The main finding of our study was that levosimendan improved survival in severe verapamil intoxication. In our experimental model, verapamil resulted in negative inotropy in control group assessed with dPdT. In contrast, heart rate was less prominently affected.

Verapamil intoxication is related to its intended action on myocardial and smooth muscle cells, where it competitively blocks cell surface slow calcium channels. Inhibition of calcium influx is responsible for depression of contractility causing a myocardial stunning-like syndrome [1720]. The function and mechanical efficiency of stunned myocardium is depressed due to decreased sensitivity of the myofibrils to calcium [18].

Levosimendan enhances cardiac contraction by improving the use of available calcium rather by inundating the cell with excessive calcium [21]. The use of traditional inotropes is associated with increased energy consumption and arrhythmogenesis due to elevated intracellular calcium concentration leading to apoptosis in long term use [22, 23]. Levosimendan causes vasodilatation via opening of adenosine triphosphatase-sensitive K+ channels [24]. This effect may contribute to coronary [25] and systemic [26] vasodilatation with the intravenous administration of levosimendan.

The levosimendan bolus was well tolerated. Even though the vasodilating effect of levosimendan has been well documented [2628] it is noteworthy that it did not have deleterious effect on mean arterial pressure. It is conceivable that the inotropic effect of levosimendan was more prominent than the vasodilating effect.

Inotropic effect was measured as a change in a maximum of the positive slope of the left ventricular pressure (LV dP/dt). In the levosimendan group LV dP/dt increased by 38% from the baseline to the Intox 60 minutes, whereas LV dP/dt decreased in the control group by 31% during the same time interval. The same trend was seen for CO, but due to the small number of surviving animals in the control group, a significant difference was not reached between study groups. There were no clinical or statistical differences in HR, MAP, CVP and EDP between the study groups.

The first limitation of the study is that an animal model is not exactly like the toxicity seen in human beings.

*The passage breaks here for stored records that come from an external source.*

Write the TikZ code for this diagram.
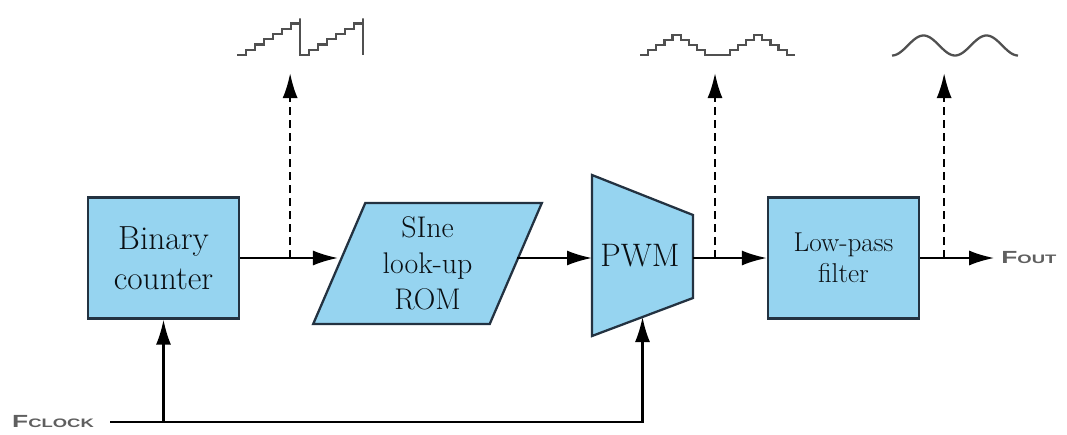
\documentclass[tikz,border=0pt]{standalone}
\usepackage{fontspec}
\newfontfamily\sigfont[FakeStretch=1.5]{Liberation Sans}
\usetikzlibrary{arrows.meta, positioning, shapes.geometric, calc}
\definecolor{boxfill}{RGB}{150,212,240}
\definecolor{boxline}{RGB}{35,50,65}
\definecolor{sigtext}{RGB}{95,95,95}
\definecolor{wavecol}{RGB}{80,80,80}

\begin{document}
\begin{tikzpicture}[
    blk/.style={draw=boxline, fill=boxfill, line width=1.3pt, minimum width=3.02cm, minimum height=2.42cm, align=center, font=\fontsize{19}{23}\selectfont, text=boxline!30!black},
    rom/.style={blk, trapezium, trapezium left angle=68, trapezium right angle=112, trapezium stretches=true, minimum width=4.58cm, font=\fontsize{17}{20.5}\selectfont},
    arrow/.style={-{Latex[length=5mm, width=3mm]}, line width=1.2pt},
    tap/.style={arrow, dash pattern=on 0.16cm off 0.1cm, line width=1.3pt},
    wave/.style={draw=wavecol, line width=1.3pt},
    sig/.style={text=sigtext, font=\sigfont\bfseries}]
  \useasboundingbox (0,0) rectangle (21.34,8.68);

  % blocks
  \node[blk] (counter) at (3.27,3.52) {Binary\\counter};
  \node[rom] (rom) at (8.55,3.41) {SIne\\look-up\\ROM};
  \draw[blk] (11.84,5.18) coordinate (pwm-tl) -- (13.86,4.38) coordinate (pwm-tr)
    -- (13.86,2.72) coordinate (pwm-br) -- (11.84,1.96) coordinate (pwm-bl) -- cycle;
  \node[font=\fontsize{18.5}{22}\selectfont, text=boxline!30!black] (pwm) at (12.8,3.56) {PWM};
  \node[blk, font=\fontsize{15.5}{17.5}\selectfont] (lpf) at (16.87,3.52) {Low-pass\\filter};

  % signal path
  \coordinate (pwm-in) at (pwm-tl |- counter.east);
  \coordinate (pwm-out) at (pwm-tr |- counter.east);
  \draw[arrow] (counter.east) -- (counter.east -| rom.west);
  \draw[arrow] (rom.east |- pwm-in) -- (pwm-in);
  \draw[arrow] (pwm-out) -- (lpf.west);
  \draw[arrow] (lpf.east) -- ++(1.48,0) coordinate (fout);
  \node[sig, right=0.02cm of fout] (fout-lbl) {F{\fontsize{7}{8}\selectfont OUT}};

  % clock
  \node[sig] (fclock) at (1.06,0.24) {F{\fontsize{7}{8}\selectfont CLOCK}};
  \coordinate (pwm-clk) at ($(pwm-bl)!0.5!(pwm-br)$);
  \draw[arrow] (fclock.east) ++(0.2,0) -| (pwm-clk);
  \draw[arrow] (counter.south |- fclock.east) -- (counter.south);

  % taps
  \coordinate (tap1) at ($(counter.east)+(1.0,0)$);
  \coordinate (tap2) at ($(pwm-out)+(0.44,0)$);
  \coordinate (tap3) at ($(lpf.east)+(0.48,0)$);
  \draw[tap] (tap1) -- ++(0,3.7);
  \draw[tap] (tap2) -- ++(0,3.7);
  \draw[tap] (tap3) -- ++(0,3.7);

  % waveforms
  \draw[wave] (4.74,7.58) \foreach \i in {1,...,7}{ -- ++(0.18,0) -- ++(0,0.105)} -- ++(0,-0.735)
    \foreach \i in {1,...,7}{ -- ++(0.18,0) -- ++(0,0.105)} -- ++(0,-0.735);
  \draw[wave] (12.8,7.58) \foreach \l [count=\k from 0] in {0,1,2,3,4,3,2,1,0,0,0,1,2,3,4,3,2,1,0}
    { -- ({12.8+\k*0.163},{7.58+\l*0.1}) -- ({12.963+\k*0.163},{7.58+\l*0.1}) };
  \draw[wave] plot[domain=0:2.52, samples=100, smooth] ({17.84+\x},{7.77-0.2*cos(\x*360/1.26)});
\end{tikzpicture}
\end{document}
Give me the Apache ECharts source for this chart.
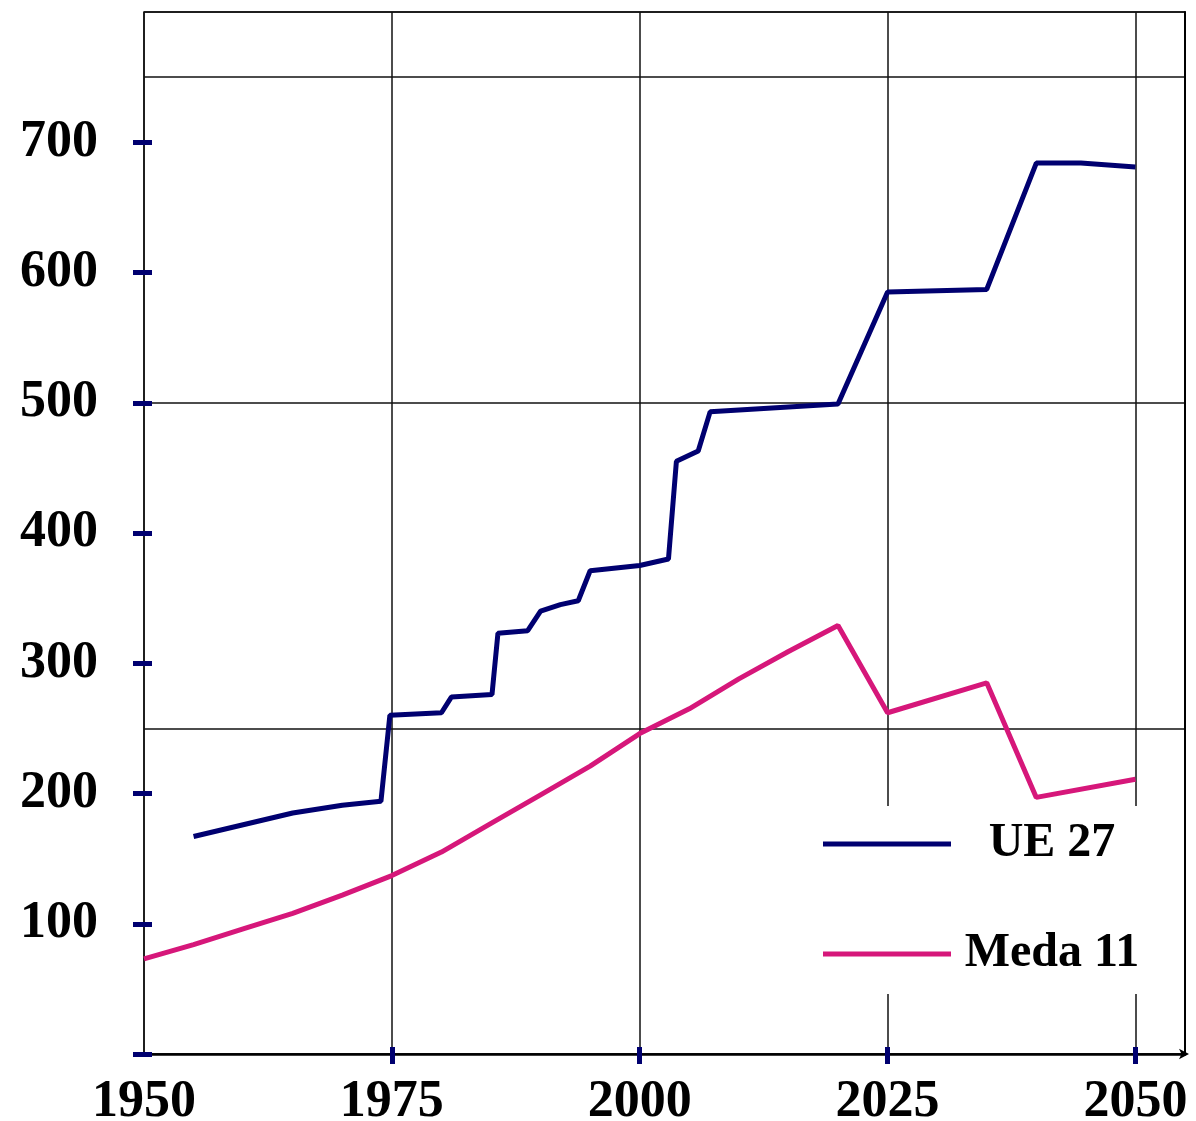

We chose a pig model because it has been used in previous studies of verapamil toxicity [29], and pigs have similar cardiovascular systems as humans [30]. The second limitation is the small number of animals and the survival rate was very low in control group; therefore detailed statistical analysis of hemodynamic differences between the groups was not possible. The third limitation is the use of intravenous verapamil as a substitute for oral ingestion that can prolong the absorption of verapamil. This limitation was minimized by continuing the verapamil infusion throughout the study to mimic oral ingestion. On the other hand, concentrations of verapamil and its active metabolite, nor-verapamil, were about similar in the two study groups. Although oral ingestion might have a different pharmacokinetics, according to hemodynamic data, we induced a severe verapamil poisoning.

In summary, treatment with levosimendan improved survival in pigs severly poisoned with verapamil. Levosimendan seemed to maintain cardiac performance especially during the early phase of intoxication without excessive vasodilatation. Confirmation of the effectiveness of levosimendan for pharmacotherapy of verapamil intoxication in humans requires further experiments.